Case Name: In the Matter of Thelma Horowitz, Appellant, v. Board of Education of the East Ramapo Central School District, Respondent
Court: New York Supreme Court, Appellate Division
Jurisdiction: New York
Decision Date: 1983-07-18
Citations: 96 A.D.2d 560
Docket Number: 
Parties: In the Matter of Thelma Horowitz, Appellant, v Board of Education of the East Ramapo Central School District, Respondent.
Judges: 
Reporter: Appellate Division Reports
Volume: 96
Pages: 560–560

Head Matter:
In the Matter of Thelma Horowitz, Appellant, v Board of Education of the East Ramapo Central School District, Respondent.

Opinion:
— In a proceeding pursuant to CPLR article 78 to compel respondent, inter alia, to implement a separate tenure area for reading teachers and to award petitioner tenure in the separate area of remedial reading, petitioner appeals from a judgment of the Supreme Court, Rockland County (Slifkin, J.), dated January 27, 1982, which granted respondent's motion for summary judgment and dismissed the petition. Judgment affirmed; with costs. We agree with Special Term's conclusion that petitioner's employment was governed not by the collective bargaining agreement in effect at the time she received her notice of appointment, but by the subsequent agreement in effect at the time she commenced her employment.

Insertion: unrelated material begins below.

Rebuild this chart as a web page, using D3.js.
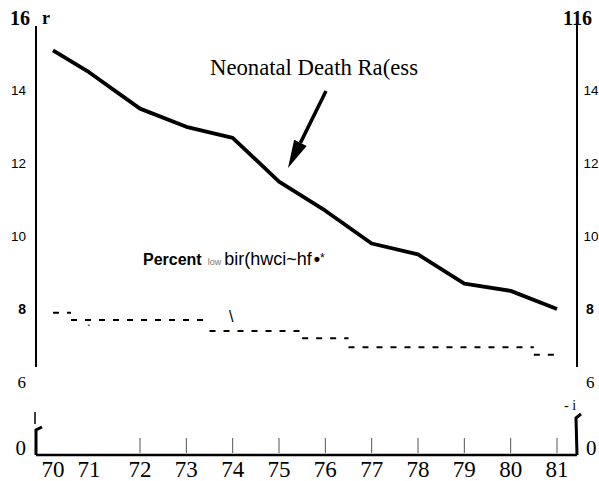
<!DOCTYPE html>
<html>
<head>
<meta charset="utf-8">
<script src="https://cdn.jsdelivr.net/npm/d3@7"></script>
<style>
  html, body { margin: 0; padding: 0; background: #fff; overflow: hidden; }
  svg { display: block; }
</style>
</head>
<body>
<svg id="chart" width="599" height="481"></svg>
<script>
// Neonatal death rates (per 1,000 live births) and percent low birthweight, 1970-1981
const years = [1970, 1971, 1972, 1973, 1974, 1975, 1976, 1977, 1978, 1979, 1980, 1981];
const neonatalRate = [15.1, 14.5, 13.5, 13.0, 12.7, 11.5, 10.7, 9.8, 9.5, 8.7, 8.5, 8.0];
const lowBirthweight = [7.9, 7.7, 7.7, 7.7, 7.4, 7.4, 7.2, 6.95, 6.95, 6.95, 6.95, 6.75];
const yearLabels = ["70", "71", "72", "73", "74", "75", "76", "77", "78", "79", "80", "81"];
const tickYears = [1972, 1973, 1974, 1975, 1976, 1977, 1978, 1979, 1980, 1981];
const yTicks = [16, 14, 12, 10, 8, 6];
const leftTickLabels = ["16", "14", "12", "10", "8", "6"];
const rightTickLabels = ["116", "14", "12", "10", "8", "6"];

const SERIF = "'Liberation Serif', 'Times New Roman', serif";
const SANS = "'Liberation Sans', Arial, sans-serif";

const svg = d3.select("#chart");

// The first two years sit closer together than the rest of the run
const x = d3.scaleLinear()
  .domain([1970, 1971, 1972, 1981])
  .range([53, 89, 140, 557]);

const y = d3.scaleLinear().domain([6, 16]).range([382, 17.5]);

const leftX = 36, rightX = 577, axisTop = 26, axisBottom = 367, baseY = 455;

// Vertical axes
svg.append("line").attr("x1", leftX).attr("x2", leftX).attr("y1", axisTop).attr("y2", axisBottom)
  .attr("stroke", "#000").attr("stroke-width", 2);
svg.append("line").attr("x1", rightX).attr("x2", rightX).attr("y1", axisTop - 3).attr("y2", axisBottom)
  .attr("stroke", "#000").attr("stroke-width", 2);

// Tick label styling per value
function tickStyle(sel, v) {
  if (v === 16) sel.attr("font-family", SERIF).attr("font-weight", "bold").attr("font-size", 20);
  else if (v === 8) sel.attr("font-family", SANS).attr("font-weight", "bold").attr("font-size", 14);
  else if (v === 6) sel.attr("font-family", SERIF).attr("font-size", 17);
  else sel.attr("font-family", SANS).attr("font-size", 13.5);
}

yTicks.forEach((v, i) => {
  const l = svg.append("text")
    .attr("x", v === 16 ? 30 : 26).attr("y", y(v)).attr("dy", "0.36em")
    .attr("text-anchor", "end").attr("fill", "#000")
    .text(leftTickLabels[i]);
  tickStyle(l, v);
  const r = svg.append("text")
    .attr("x", v === 16 ? 563 : (v === 8 || v === 6 ? 586 : 583.5)).attr("y", y(v)).attr("dy", "0.36em")
    .attr("fill", "#000")
    .text(rightTickLabels[i]);
  tickStyle(r, v);
});

svg.append("text").attr("x", 42).attr("y", y(16)).attr("dy", "0.36em")
  .attr("font-family", SERIF).attr("font-weight", "bold").attr("font-size", 18).text("r");

// Neonatal death rate line
const line = d3.line().x((d, i) => x(years[i])).y(d => y(d));
svg.append("path").datum(neonatalRate)
  .attr("d", line)
  .attr("fill", "none").attr("stroke", "#000").attr("stroke-width", 3.8)
  .attr("stroke-linejoin", "round");

// Percent low birthweight: dashed steps, one run per level
const runs = [];
lowBirthweight.forEach((v, i) => {
  const last = runs[runs.length - 1];
  if (last && last.v === v) last.end = years[i];
  else runs.push({ v, start: years[i], end: years[i] });
});
svg.append("g").selectAll("line").data(runs).join("line")
  .attr("x1", d => x(Math.max(years[0], d.start - 0.5)))
  .attr("x2", d => x(Math.min(years[years.length - 1], d.end + 0.5)))
  .attr("y1", d => y(d.v)).attr("y2", d => y(d.v))
  .attr("stroke", "#000").attr("stroke-width", 2)
  .attr("stroke-dasharray", "6,8");

// Annotations
svg.append("text").attr("x", 210).attr("y", 75)
  .attr("font-family", SERIF).attr("font-size", 23)
  .attr("textLength", 208).attr("lengthAdjust", "spacingAndGlyphs")
  .text("Neonatal Death Ra(ess");

// Arrow from the label down to the line
const arrow = { x1: 326, y1: 91, x2: 288, y2: 168 };
const ang = Math.atan2(arrow.y2 - arrow.y1, arrow.x2 - arrow.x1);
const headLen = 28, headW = 7;
const bx = arrow.x2 - headLen * Math.cos(ang), by = arrow.y2 - headLen * Math.sin(ang);
svg.append("line").attr("x1", arrow.x1).attr("y1", arrow.y1).attr("x2", bx).attr("y2", by)
  .attr("stroke", "#000").attr("stroke-width", 3.5);
svg.append("path")
  .attr("d", `M${arrow.x2},${arrow.y2}L${bx + headW * Math.sin(ang)},${by - headW * Math.cos(ang)}L${bx - headW * Math.sin(ang)},${by + headW * Math.cos(ang)}Z`)
  .attr("fill", "#000");

const pct = svg.append("text").attr("x", 143).attr("y", 265)
  .attr("font-family", SANS).attr("fill", "#000");
pct.append("tspan").attr("font-weight", "bold").attr("font-size", 16).text("Percent");
pct.append("tspan").attr("dx", 6).attr("font-size", 9).attr("fill", "#777").text("low");
pct.append("tspan").attr("dx", 3).attr("font-size", 18).text("bir(hwci~hf");
pct.append("tspan").attr("dx", 2).attr("font-size", 18).attr("font-weight", "bold").text("•");
pct.append("tspan").attr("font-size", 12).attr("dy", -3).text("*");

// Stray marks along the dashed series
svg.append("text").attr("x", 87).attr("y", 326).attr("font-family", SANS).attr("font-size", 13).text(".");
svg.append("text").attr("x", 229).attr("y", 322).attr("font-family", SANS).attr("font-size", 16).text("\\");

// Baseline axis with break marks
svg.append("line").attr("x1", leftX).attr("x2", rightX).attr("y1", baseY).attr("y2", baseY)
  .attr("stroke", "#000").attr("stroke-width", 2.5);
svg.append("path").attr("d", `M${leftX + 6},${baseY - 28}L${leftX},${baseY - 25}L${leftX},${baseY}`)
  .attr("fill", "none").attr("stroke", "#000").attr("stroke-width", 3);
svg.append("path").attr("d", `M${rightX + 4},${baseY - 41}L${rightX - 1},${baseY - 37}L${rightX},${baseY}`)
  .attr("fill", "none").attr("stroke", "#000").attr("stroke-width", 3);
svg.append("line").attr("x1", 35).attr("x2", 35).attr("y1", 412).attr("y2", 424)
  .attr("stroke", "#000").attr("stroke-width", 1.5);
svg.append("text").attr("x", 564).attr("y", 410).attr("font-family", SERIF).attr("font-size", 14).text("- i");

// Zero labels
svg.append("text").attr("x", 26).attr("y", 455).attr("text-anchor", "end")
  .attr("font-family", SERIF).attr("font-size", 21).text("0");
svg.append("text").attr("x", 586).attr("y", 455)
  .attr("font-family", SERIF).attr("font-size", 21).text("0");

// Year ticks and labels
svg.append("g").selectAll("line").data(tickYears).join("line")
  .attr("x1", d => x(d)).attr("x2", d => x(d))
  .attr("y1", baseY - 17).attr("y2", baseY - 2)
  .attr("stroke", "#555").attr("stroke-width", 1);

svg.append("g").selectAll("text").data(years).join("text")
  .attr("x", d => x(d)).attr("y", 477)
  .attr("text-anchor", "middle")
  .attr("font-family", SERIF).attr("font-size", 23)
  .text((d, i) => yearLabels[i]);
</script>
</body>
</html>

Moreover, respondent presented overwhelming proof in support of its contention that petitioner taught remedial reading almost exclusively at the elementary level and that her contact with secondary students was, over the course of her employment, extremely infrequent. Affidavits were produced from the petitioner's supervisor, from the respondent's personnel department, and from almost all of the directors of the schools in which, according to the petitioner, she had regularly taught secondary level students. Many of those directors denied any knowledge of petitioner's existence. Those who acknowledged her presence in their schools agreed that her work had-been almost exclusively with their elementary students, and that any work with older students was clearly, as respondent contended, a rare exception. Petitioner failed to offer contrary evidence sufficient to raise a triable issue of fact as to her activities. Since petitioner's status was therefore established to be in the elementary tenure area, summary judgment was properly granted against her. Mollen, P. J., Weinstein, Bracken and Rubin, JJ., concur.